For many Millennials and Xennials, we feel the need to questions everything our parents did in raising us. Our culture is one of entrepreneurship, disruption and re-invention. This seeps into parenting as well.
Many things need to stay the same, and some things need to change with the times.
Children growing up in the 80s and 90s were surrounded by a changing world with the introduction to one of the world’s most shattering technologies, the internet.
The good parents who foresaw the changes that would change our generation, did their best to protect us from MTV, drugs that the DARE program warned us about and the potential evils of big cities.
Our parents saw we needed security and that is what they dedicated their lives to. The suburban dream was born with big yards and minivans. Our parents worked for the same company for years in order to provide us with what we needed the most, security.
Each generation has our specific parenting challenges and ways we need to parent our kids.
Now, as we millennials and xennials are parents ourselves, we see a whole different set of needs for our kids. Security is still a need, but the way we pursue it has to be slightly different. Given the nomadic nature of careers, security based on location isn’t much worth pursuing.
Security is an illusion. It is more important to teach our children self worth and how to thrive in a tumultuous world.
This hit me when my grandmother was watching me feed my 2 year old son. I gave him a choice between carrots and green beans. She was shocked that I would ask a 2 year old this question. My grandmother made the comment – “In my time, the kids just ate whatever we put on their plate. No choices and no questions asked.”
What she said stuck with me for months. The “do as I say, or else” worked great in that generation where you had limited choices in life- you picked a career that seemed stable and stuck with your job as long as you could. The radius of decision making was severely limited. You needed to follow the rules in order to succeed.
Our world is no longer one of limited choices. In fact, we have unlimited choices, and that can be incredibly immobilizing.

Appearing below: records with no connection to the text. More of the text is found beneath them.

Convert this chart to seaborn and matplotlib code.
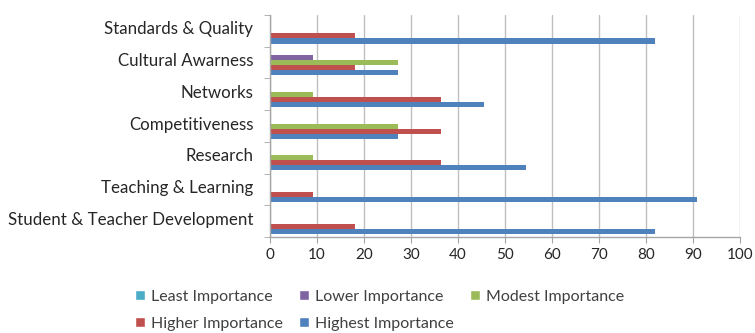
import matplotlib
matplotlib.use("Agg")
import matplotlib.pyplot as plt
import matplotlib.transforms as mtransforms
import seaborn as sns
import pandas as pd
import numpy as np
from matplotlib.ticker import FixedLocator, NullFormatter
from matplotlib.patches import Patch

categories = [
    "Standards & Quality",
    "Cultural Awarness",
    "Networks",
    "Competitiveness",
    "Research",
    "Teaching & Learning",
    "Student & Teacher Development",
]
series = ["Least Importance", "Lower Importance", "Modest Importance",
          "Higher Importance", "Highest Importance"]

least = [0, 0, 0, 0, 0, 0, 0]
lower = [0, 9.09, 0, 0, 0, 0, 0]
modest = [0, 27.27, 9.09, 27.27, 9.09, 0, 0]
higher = [18.18, 18.18, 36.36, 36.36, 36.36, 9.09, 18.18]
highest = [81.82, 27.27, 45.45, 27.27, 54.55, 90.91, 81.82]

colors = ["#4BACC6", "#8064A2", "#9BBB59", "#C0504D", "#4F81BD"]

rows = []
for name, vals in zip(series, [least, lower, modest, higher, highest]):
    for cat, v in zip(categories, vals):
        rows.append({"category": cat, "series": name, "value": v})
df = pd.DataFrame(rows)

sns.set_style("white")
plt.rcParams["font.family"] = ["Lato", "DejaVu Sans"]

fig = plt.figure(figsize=(7.55, 3.33), dpi=100)
ax = fig.add_axes([0.3576, 0.288, 0.6225, 0.667])

sns.barplot(data=df, y="category", x="value", hue="series",
            order=categories, hue_order=series, palette=colors,
            orient="h", width=0.8, saturation=1, ax=ax, legend=False,
            linewidth=0, errorbar=None)

ax.set_xlim(0, 100)
ax.set_ylim(len(categories) - 0.5, -0.5)
ax.set_xticks(np.arange(0, 101, 10))
ax.xaxis.grid(True, color="#BFBFBF", linewidth=1)
ax.set_axisbelow(True)
ax.set_xlabel("")
ax.set_ylabel("")

for side in ["top", "right"]:
    ax.spines[side].set_visible(False)
for side in ["left", "bottom"]:
    ax.spines[side].set_color("#A6A6A6")
    ax.spines[side].set_linewidth(1)

ax.tick_params(axis="y", which="major", length=0, labelsize=12.2,
               labelcolor="#262626", pad=12)
# nudge the category labels a few pixels upward
lift = mtransforms.ScaledTranslation(0, 3 / 100, fig.dpi_scale_trans)
for lbl in ax.get_yticklabels():
    lbl.set_transform(lbl.get_transform() + lift)
ax.yaxis.set_minor_locator(FixedLocator(np.arange(-0.5, len(categories), 1)))
ax.yaxis.set_minor_formatter(NullFormatter())
ax.tick_params(axis="y", which="minor", length=4, color="#A6A6A6", left=True)
ax.tick_params(axis="x", which="major", length=4, color="#A6A6A6",
               labelsize=11, labelcolor="#262626", bottom=True, pad=4)

handles = [Patch(facecolor=c, label=s) for c, s in zip(colors, series)]
order = [0, 3, 1, 4, 2]
fig.legend([handles[i] for i in order], [series[i] for i in order],
           loc="center", bbox_to_anchor=(0.503, 0.068), ncol=3, frameon=False,
           fontsize=11.5, handlelength=0.6, handleheight=0.6,
           handletextpad=0.4, columnspacing=1.0, labelspacing=0.8,
           labelcolor="#404040", borderaxespad=0, borderpad=0)

fig.savefig("out.png", dpi=100)
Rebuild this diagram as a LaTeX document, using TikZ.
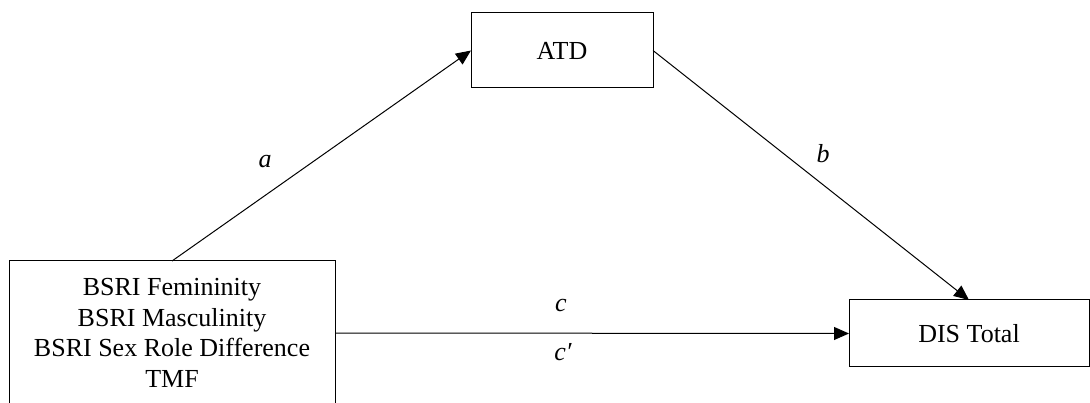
\documentclass[tikz,border=0pt]{standalone}
\usepackage{fontspec}
\setmainfont{Liberation Serif}
\usetikzlibrary{arrows.meta, positioning}

\begin{document}
\begin{tikzpicture}[x=1pt, y=-1pt,
      box/.style={rectangle, draw, line width=1pt, align=center, inner sep=0pt, outer sep=0pt, font=\rmfamily\fontsize{26}{30.7}\selectfont},
      lbl/.style={font=\rmfamily\fontsize{26}{30.7}\selectfont\itshape, inner sep=0pt, anchor=base},
      arr/.style={-{Triangle[length=15pt, width=13pt]}, line width=1pt}]
    \useasboundingbox (0,0) rectangle (1090,403);
    \node[box, minimum width=326pt, minimum height=144pt] (iv) at (172,333) {BSRI Femininity\\BSRI Masculinity\\BSRI Sex Role Difference\\TMF};
    \node[box, minimum width=182pt, minimum height=75pt] (atd) at (562,50.5) {ATD};
    \node[box, minimum width=240pt, minimum height=67pt] (dis) at (969,333.5) {DIS Total};
    \draw[arr] (iv.north) -- (atd.west);
    \draw[arr] (atd.east) -- (dis.north);
    \draw[arr] (iv.east) -- (dis.west);
    % path labels
    \node[lbl] (la) at (265,168) {a};
    \node[lbl] (lb) at (823,163) {b};
    \node[lbl] (lc) at (561,312) {c};
    \node[lbl] (lcp) at (563,360) {c′};
  \end{tikzpicture}
\end{document}
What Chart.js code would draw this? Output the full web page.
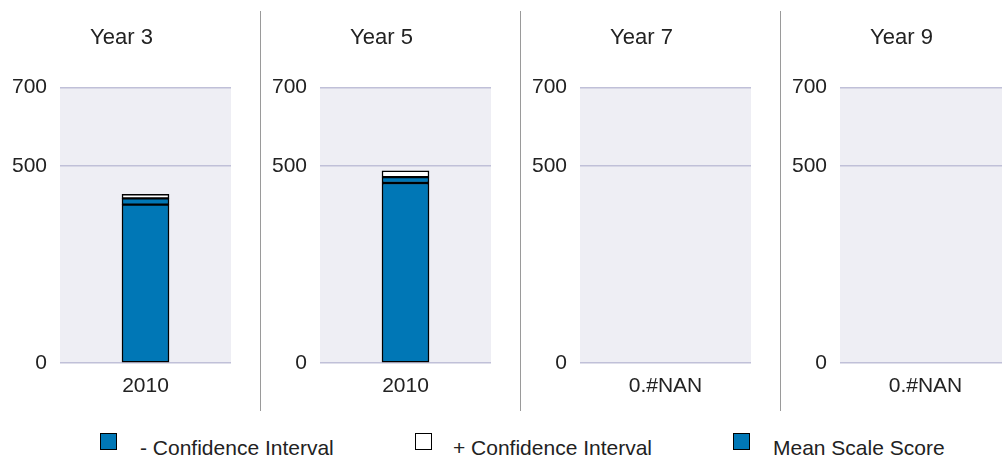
<!DOCTYPE html>
<html>
<head>
<meta charset="utf-8">
<script src="https://cdn.jsdelivr.net/npm/chart.js@4/dist/chart.umd.min.js"></script>
<style>
  html, body { margin: 0; padding: 0; background: #ffffff; }
  body { width: 1002px; height: 457px; overflow: hidden; position: relative; font-family: "Liberation Sans", Arial, sans-serif; }
  .panel { position: absolute; top: 0; width: 260px; height: 410px; }
  .sep { position: absolute; top: 11px; width: 1px; height: 400px; background: #9a9a9a; }
  .lg-box { position: absolute; top: 433px; width: 15px; height: 15px; border: 1px solid #000; }
  .lg-txt { position: absolute; top: 437px; font-size: 21px; line-height: 21px; color: #222; white-space: nowrap; }
</style>
</head>
<body>
<script>
// ---- data ----
const panelTitles = ['Year 3', 'Year 5', 'Year 7', 'Year 9'];
const panelCategories = [['2010'], ['2010'], ['0.#NAN'], ['0.#NAN']];
const meanScaleScore = [[402], [457], [null], [null]];
const minusConfidence = [[16], [15], [null], [null]];
const plusConfidence = [[10], [16], [null], [null]];
const yTickValues = [0, 500, 700];
const legendLabels = ['- Confidence Interval', '+ Confidence Interval', 'Mean Scale Score'];

// ---- styles ----
const BLUE = '#0077b6';
const TEXT = '#222222';
const FONT = '"Liberation Sans", Arial, sans-serif';

const plotBg = {
  id: 'plotBg',
  beforeDraw(chart) {
    const a = chart.chartArea, ctx = chart.ctx;
    ctx.save();
    ctx.fillStyle = '#eeeef4';
    ctx.fillRect(a.left, a.top, a.right - a.left, a.bottom - a.top);
    ctx.restore();
  }
};

panelTitles.forEach((title, i) => {
  const div = document.createElement('div');
  div.className = 'panel';
  div.style.left = (i * 260) + 'px';
  const cv = document.createElement('canvas');
  div.appendChild(cv);
  document.body.appendChild(div);
  if (i > 0) {
    const s = document.createElement('div');
    s.className = 'sep';
    s.style.left = (i * 260) + 'px';
    document.body.appendChild(s);
  }
  new Chart(cv, {
    type: 'bar',
    data: {
      labels: panelCategories[i],
      datasets: [
        { label: legendLabels[2], data: meanScaleScore[i], backgroundColor: BLUE },
        { label: legendLabels[0], data: minusConfidence[i], backgroundColor: BLUE },
        { label: legendLabels[1], data: plusConfidence[i], backgroundColor: '#ffffff' }
      ].map(d => Object.assign(d, { borderColor: '#000000', borderWidth: 1.5, barThickness: 47, borderSkipped: false }))
    },
    options: {
      responsive: true,
      maintainAspectRatio: false,
      animation: false,
      layout: { padding: { left: 12, right: 29, top: 0, bottom: 0 } },
      plugins: {
        legend: { display: false },
        tooltip: { enabled: false },
        title: {
          display: true, text: title, color: TEXT,
          font: { family: FONT, size: 22, weight: 'normal' },
          padding: { top: 25, bottom: 36 }
        }
      },
      scales: {
        x: {
          stacked: true,
          grid: { display: false, drawTicks: false },
          border: { display: false },
          ticks: { color: TEXT, font: { family: FONT, size: 21 }, padding: 11 }
        },
        y: {
          stacked: true,
          min: 0, max: 700,
          afterBuildTicks: (scale) => { scale.ticks = yTickValues.map(v => ({ value: v })); },
          afterFit: (scale) => { scale.width = 48; },
          grid: { color: '#c0c0d8', lineWidth: 1.5, drawTicks: false },
          border: { display: false },
          ticks: { color: TEXT, font: { family: FONT, size: 21 }, padding: 13 }
        }
      }
    },
    plugins: [plotBg]
  });
});

// legend
const legendItems = [
  { box: 100, txt: 140, fill: BLUE },
  { box: 415, txt: 453, fill: '#ffffff' },
  { box: 733, txt: 773, fill: BLUE }
];
legendItems.forEach((it, k) => {
  const b = document.createElement('div');
  b.className = 'lg-box';
  b.style.left = it.box + 'px';
  b.style.background = it.fill;
  document.body.appendChild(b);
  const t = document.createElement('div');
  t.className = 'lg-txt';
  t.style.left = it.txt + 'px';
  t.textContent = legendLabels[k];
  document.body.appendChild(t);
});
</script>
</body>
</html>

Teaching simple decision making tactics are crucial to helping this generation thrive in the midst of a world with too many choices. Our kids can travel the world, live in pretty much any location they want and interact with almost anyone they desire given the ability to connect online. Their jobs could take them to Medellin, Salt Like City or Chiang Mai. They could live in a city, a cottage or a farm. Their dietary choices could give them access to any type or quality of food on planet earth. Their future decisions could take them anywhere.
Stability means something else in this generation. Stability means that a person has the “know how” to choose their limits in a world with unlimited possibilities. Their stability may not be in a home, in a job or even hobbies. The closeness of a few key relationships, the ability to field the bumps of life and a rooted identity are what brings a person security in a global world.
So maybe my grandma was right about the beans and carrots “one choice” approach of her generation, but we need new tactics to teach decision making skills if our kids are going to be able to navigate our new global world.